Publication or External Link






This dissertation focuses on computational methods for improving the accuracy of commonly used nucleic acid tests for pathogen detection and diagnostics. Three specific biomolecular techniques are addressed: polymerase chain reaction, microarray comparative genomic hybridization, and whole-genome sequencing. These methods are potentially the future of diagnostics, but each requires sophisticated computational design or analysis to operate effectively. This dissertation presents novel computational methods that unlock the potential of these diagnostics by efficiently analyzing whole-genome DNA sequences. Improvements in the accuracy and resolution of each of these diagnostic tests promises more effective diagnosis of illness and rapid detection of pathogens in the environment.

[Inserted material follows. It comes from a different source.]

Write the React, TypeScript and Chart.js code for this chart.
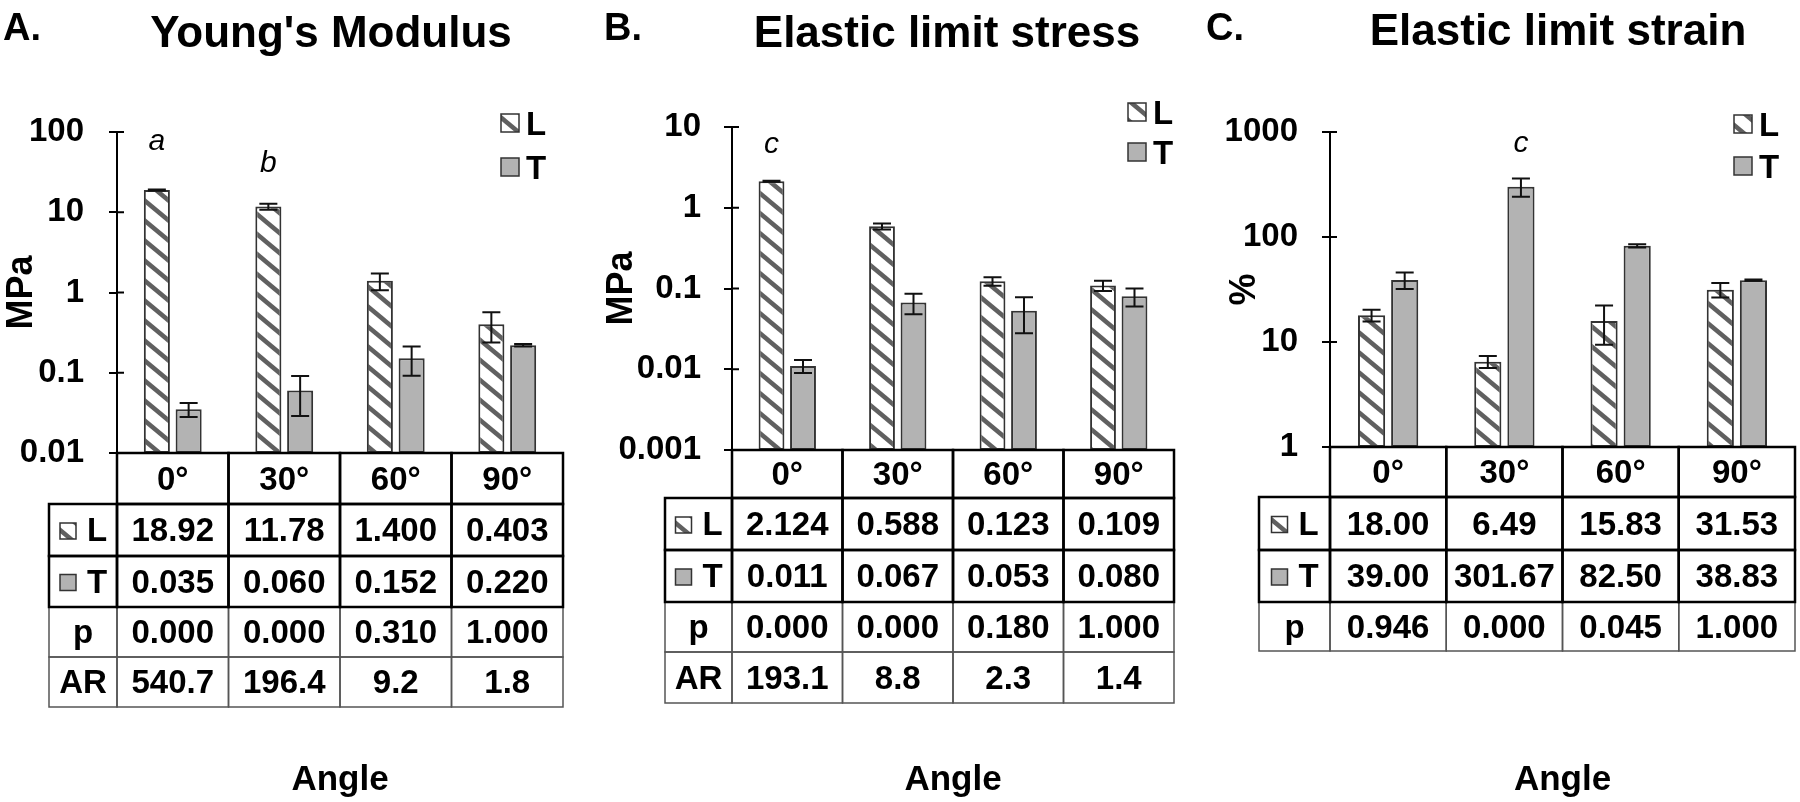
import React, { useEffect, useRef } from 'react';
import { Chart, registerables } from 'chart.js';
Chart.register(...registerables);

const FONT = "'Liberation Sans', Arial, Helvetica, sans-serif";
const GRAY = '#b3b3b3';
const EDGE = '#333333';

// ---- shared categories / series ----
const angles = ['0°', '30°', '60°', '90°'];
const seriesNames = ['L', 'T'];

// ---- A. Young's Modulus (MPa) ----
const youngTicks = [0.01, 0.1, 1, 10, 100];
const youngTickLabels = ['0.01', '0.1', '1', '10', '100'];
const youngL = [18.92, 11.78, 1.4, 0.403];
const youngT = [0.035, 0.06, 0.152, 0.22];
const youngLErr = [0.3, 1.0, 0.33, 0.165];
const youngTErr = [0.007, 0.031, 0.06, 0.008];
const youngP = [0.0, 0.0, 0.31, 1.0];
const youngAR = [540.7, 196.4, 9.2, 1.8];
const youngAnnText = ['a', 'b'];
const youngAnnCat = [0, 1];
const youngAnnSeries = [0, 0];
const youngAnnVal = [60, 32];

// ---- B. Elastic limit stress (MPa) ----
const stressTicks = [0.001, 0.01, 0.1, 1, 10];
const stressTickLabels = ['0.001', '0.01', '0.1', '1', '10'];
const stressL = [2.124, 0.588, 0.123, 0.109];
const stressT = [0.011, 0.067, 0.053, 0.08];
const stressLErr = [0.03, 0.05, 0.015, 0.016];
const stressTErr = [0.002, 0.019, 0.025, 0.02];
const stressP = [0.0, 0.0, 0.18, 1.0];
const stressAR = [193.1, 8.8, 2.3, 1.4];
const stressAnnText = ['c'];
const stressAnnCat = [0];
const stressAnnSeries = [0];
const stressAnnVal = [4.8];

// ---- C. Elastic limit strain (%) ----
const strainTicks = [1, 10, 100, 1000];
const strainTickLabels = ['1', '10', '100', '1000'];
const strainL = [18.0, 6.49, 15.83, 31.53];
const strainT = [39.0, 301.67, 82.5, 38.83];
const strainLErr = [2.3, 0.85, 6.4, 5.0];
const strainTErr = [7, 60, 3, 0.6];
const strainP = [0.946, 0.0, 0.045, 1.0];
const strainAnnText = ['c'];
const strainAnnCat = [1];
const strainAnnSeries = [1];
const strainAnnVal = [645];

type PanelCfg = {
  letter: string; letterX: number; title: string; titleX: number; titleY: number;
  unit: string; unitPad: number;
  L: number[]; T: number[]; LErr: number[]; TErr: number[];
  p: number[]; AR: number[] | null; fmt: (v: number) => string;
  ticks: number[]; tickLabels: string[];
  plot: { left: number; right: number; top: number; bottom: number };
  tickPad: number;
  legend: { x: number; y: number; gap: number };
  annText: string[]; annCat: number[]; annSeries: number[]; annVal: number[];
  rows: number[]; labelW: number;
};

const fmt3 = (v: number) => v.toFixed(v >= 10 ? 2 : 3);
const fmt2 = (v: number) => v.toFixed(2);

const panels: PanelCfg[] = [
  {
    letter: 'A.', letterX: 3, title: "Young's Modulus", titleX: 331, titleY: 47,
    unit: 'MPa', unitPad: 0,
    L: youngL, T: youngT, LErr: youngLErr, TErr: youngTErr, p: youngP, AR: youngAR, fmt: fmt3,
    ticks: youngTicks, tickLabels: youngTickLabels,
    plot: { left: 117, right: 563, top: 132, bottom: 453 }, tickPad: 25,
    legend: { x: 501, y: 114, gap: 44 },
    annText: youngAnnText, annCat: youngAnnCat, annSeries: youngAnnSeries, annVal: youngAnnVal,
    rows: [51, 52, 51, 50, 50], labelW: 68,
  },
  {
    letter: 'B.', letterX: 4, title: 'Elastic limit stress', titleX: 347, titleY: 47,
    unit: 'MPa', unitPad: 0,
    L: stressL, T: stressT, LErr: stressLErr, TErr: stressTErr, p: stressP, AR: stressAR, fmt: fmt3,
    ticks: stressTicks, tickLabels: stressTickLabels,
    plot: { left: 132, right: 574, top: 127, bottom: 450 }, tickPad: 23,
    legend: { x: 528, y: 103, gap: 40 },
    annText: stressAnnText, annCat: stressAnnCat, annSeries: stressAnnSeries, annVal: stressAnnVal,
    rows: [48, 52, 52, 50, 51], labelW: 67,
  },
  {
    letter: 'C.', letterX: 6, title: 'Elastic limit strain', titleX: 358, titleY: 45,
    unit: '%', unitPad: 23,
    L: strainL, T: strainT, LErr: strainLErr, TErr: strainTErr, p: strainP, AR: null, fmt: fmt2,
    ticks: strainTicks, tickLabels: strainTickLabels,
    plot: { left: 130, right: 595, top: 132, bottom: 447 }, tickPad: 24,
    legend: { x: 534, y: 115, gap: 42 },
    annText: strainAnnText, annCat: strainAnnCat, annSeries: strainAnnSeries, annVal: strainAnnVal,
    rows: [50, 53, 52, 49], labelW: 71,
  },
];

function makeHatch(): CanvasPattern {
  const w = 24, h = 20;
  const c = document.createElement('canvas');
  c.width = w; c.height = h;
  const g = c.getContext('2d')!;
  g.fillStyle = '#ffffff';
  g.fillRect(0, 0, w, h);
  g.strokeStyle = '#606060';
  g.lineWidth = 4.5;
  for (const off of [-w, 0, w]) {
    g.beginPath();
    g.moveTo(off - w, -h);
    g.lineTo(off + 2 * w, 2 * h);
    g.stroke();
  }
  return g.createPattern(c, 'repeat')!;
}

const W = 600, H = 802;

function Panel({ cfg, left }: { cfg: PanelCfg; left: number }) {
  const ref = useRef<HTMLCanvasElement>(null);
  useEffect(() => {
    const canvas = ref.current!;
    const hatch = makeHatch();
    const errs = [cfg.LErr, cfg.TErr];
    const fills: (string | CanvasPattern)[] = [hatch, GRAY];

    const decor = {
      id: 'panelDecor',
      afterDraw(chart: any) {
        const ctx = chart.ctx as CanvasRenderingContext2D;
        const xs = chart.scales.x;
        const ys = chart.scales.y;
        const area = chart.chartArea;
        ctx.save();
        ctx.fillStyle = '#000';

        // titles
        ctx.textAlign = 'left';
        ctx.textBaseline = 'alphabetic';
        ctx.font = `bold 38px ${FONT}`;
        ctx.fillText(cfg.letter, cfg.letterX, 40);
        ctx.textAlign = 'center';
        ctx.font = `bold 44px ${FONT}`;
        ctx.fillText(cfg.title, cfg.titleX, cfg.titleY);

        // inner half of tick marks (ticks cross the axis)
        ctx.strokeStyle = '#000';
        ctx.lineWidth = 2;
        ys.ticks.forEach((t: any) => {
          const y = ys.getPixelForValue(t.value);
          ctx.beginPath();
          ctx.moveTo(area.left, y);
          ctx.lineTo(area.left + 7, y);
          ctx.stroke();
        });

        // error bars
        ctx.strokeStyle = '#111';
        ctx.lineWidth = 2;
        [0, 1].forEach((d) => {
          const meta = chart.getDatasetMeta(d);
          const vals = chart.data.datasets[d].data as number[];
          meta.data.forEach((bar: any, i: number) => {
            const v = vals[i];
            const e = errs[d][i];
            const yt = ys.getPixelForValue(v + e);
            const yb = ys.getPixelForValue(Math.max(v - e, ys.min));
            const x = bar.x;
            ctx.beginPath();
            ctx.moveTo(x, yt); ctx.lineTo(x, yb);
            ctx.moveTo(x - 9, yt); ctx.lineTo(x + 9, yt);
            ctx.moveTo(x - 9, yb); ctx.lineTo(x + 9, yb);
            ctx.stroke();
          });
        });

        // legend
        const lg = cfg.legend;
        const box = 18;
        ctx.font = `bold 33px ${FONT}`;
        ctx.textAlign = 'left';
        ctx.textBaseline = 'alphabetic';
        [0, 1].forEach((k) => {
          const by = lg.y + k * lg.gap;
          ctx.fillStyle = fills[k] as any;
          ctx.fillRect(lg.x, by, box, box);
          ctx.strokeStyle = EDGE;
          ctx.lineWidth = 1.5;
          ctx.strokeRect(lg.x, by, box, box);
          ctx.fillStyle = '#000';
          ctx.fillText(seriesNames[k], lg.x + 25, by + box + 3);
        });

        // annotations (significance letters)
        ctx.font = `italic 30px ${FONT}`;
        ctx.textAlign = 'center';
        cfg.annText.forEach((t, j) => {
          const bar = chart.getDatasetMeta(cfg.annSeries[j]).data[cfg.annCat[j]];
          ctx.fillText(t, bar.x, ys.getPixelForValue(cfg.annVal[j]));
        });

        // data table
        const n = angles.length;
        const cw = (xs.right - xs.left) / n;
        const colLeft = (i: number) => xs.getPixelForValue(i) - cw / 2;
        const tops: number[] = [area.bottom];
        cfg.rows.forEach((h) => tops.push(tops[tops.length - 1] + h));
        const lx = xs.left - cfg.labelW;
        const lcx = lx + cfg.labelW / 2;
        const rowTexts: string[][] = [
          angles,
          cfg.L.map(cfg.fmt),
          cfg.T.map(cfg.fmt),
          cfg.p.map((v) => v.toFixed(3)),
        ];
        if (cfg.AR) rowTexts.push(cfg.AR.map((v) => v.toFixed(1)));
        const rowLabels = ['', 'L', 'T', 'p', 'AR'];

        const drawRow = (r: number) => {
          const y0 = tops[r];
          const h = cfg.rows[r];
          const thick = r <= 2;
          ctx.strokeStyle = thick ? '#000' : '#555';
          ctx.lineWidth = thick ? 2.5 : 1.5;
          if (r > 0) ctx.strokeRect(lx, y0, cfg.labelW, h);
          for (let i = 0; i < n; i++) ctx.strokeRect(colLeft(i), y0, cw, h);
          const base = y0 + h / 2 + 11;
          ctx.fillStyle = '#000';
          ctx.font = `bold 33px ${FONT}`;
          ctx.textAlign = 'center';
          ctx.textBaseline = 'alphabetic';
          for (let i = 0; i < n; i++) ctx.fillText(rowTexts[r][i], xs.getPixelForValue(i), base);
          if (r === 1 || r === 2) {
            const bx = lcx - 23, byy = y0 + h / 2 - 7;
            ctx.fillStyle = fills[r - 1] as any;
            ctx.fillRect(bx, byy, 16, 16);
            ctx.strokeStyle = EDGE;
            ctx.lineWidth = 1.5;
            ctx.strokeRect(bx, byy, 16, 16);
            ctx.fillStyle = '#000';
            ctx.textAlign = 'left';
            ctx.fillText(rowLabels[r], lcx + 4, base);
          } else if (r >= 3) {
            ctx.fillText(rowLabels[r], lcx, base);
          }
        };
        for (let r = rowTexts.length - 1; r >= 3; r--) drawRow(r);
        drawRow(2);
        drawRow(1);
        drawRow(0);

        // axis title below table
        ctx.fillStyle = '#000';
        ctx.font = `bold 35px ${FONT}`;
        ctx.textAlign = 'center';
        ctx.textBaseline = 'alphabetic';
        ctx.fillText('Angle', (xs.left + xs.right) / 2, 790);

        ctx.restore();
      },
    };

    const chart = new Chart(canvas, {
      type: 'bar',
      data: {
        labels: angles,
        datasets: [
          {
            label: seriesNames[0], data: cfg.L, backgroundColor: hatch as any,
            borderColor: EDGE, borderWidth: 2, borderSkipped: false,
            categoryPercentage: 0.57, barPercentage: 0.82,
          },
          {
            label: seriesNames[1], data: cfg.T, backgroundColor: GRAY,
            borderColor: EDGE, borderWidth: 2, borderSkipped: false,
            categoryPercentage: 0.57, barPercentage: 0.82,
          },
        ],
      },
      options: {
        animation: false,
        responsive: false,
        devicePixelRatio: 1,
        events: [],
        layout: {
          padding: { left: 0, top: cfg.plot.top, right: W - cfg.plot.right, bottom: H - cfg.plot.bottom },
        },
        plugins: { legend: { display: false }, tooltip: { enabled: false }, title: { display: false } },
        scales: {
          x: { display: false, offset: true, grid: { display: false } },
          y: {
            type: 'logarithmic',
            min: cfg.ticks[0],
            max: cfg.ticks[cfg.ticks.length - 1],
            afterFit: (s: any) => { s.width = cfg.plot.left; },
            afterBuildTicks: (s: any) => { s.ticks = cfg.ticks.map((v) => ({ value: v })); },
            ticks: {
              autoSkip: false,
              padding: cfg.tickPad,
              color: '#000',
              font: { family: FONT, size: 33, weight: 'bold' },
              callback: (_v: any, i: number) => cfg.tickLabels[i],
            },
            grid: { display: true, drawOnChartArea: false, drawTicks: true, tickLength: 8, color: '#000', lineWidth: 2 },
            border: { display: true, color: '#000', width: 2 },
            title: {
              display: true, text: cfg.unit, color: '#000',
              font: { family: FONT, size: 36, weight: 'bold' },
              padding: { top: cfg.unitPad, bottom: 0 },
            },
          } as any,
        },
      },
      plugins: [decor],
    });
    return () => chart.destroy();
  }, [cfg]);

  return (
    <canvas
      ref={ref}
      width={W}
      height={H}
      style={{ position: 'absolute', left, top: 0, width: W, height: H }}
    />
  );
}

export default function App() {
  return (
    <div style={{ position: 'absolute', left: 0, top: 0, width: 1800, height: 802, background: '#fff', overflow: 'hidden' }}>
      {panels.map((p, i) => (
        <Panel key={i} cfg={p} left={i * 600} />
      ))}
    </div>
  );
}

For designing real-time detection assays, an efficient data structure and search algorithm are presented to identify the most distinguishing sequences of a pathogen that are absent from all other sequenced genomes. Results are presented that show these "signature" sequences can be used to detect pathogens in complex samples and differentiate them from their non-pathogenic, phylogenetic near neighbors. For microarray, novel pan-genomic design and analysis methods are presented for the characterization of unknown microbial isolates. To demonstrate the effectiveness of these methods, pan-genomic arrays are applied to the study of multiple strains of the foodborne pathogen, Listeria monocytogenes, revealing new insights into the diversity and evolution of the species. Finally, multiple methods are presented for the validation of whole-genome sequence assemblies, which are capable of identifying assembly errors in even finished genomes. These validated assemblies provide the ultimate nucleic acid diagnostic, revealing the entire sequence of a genome.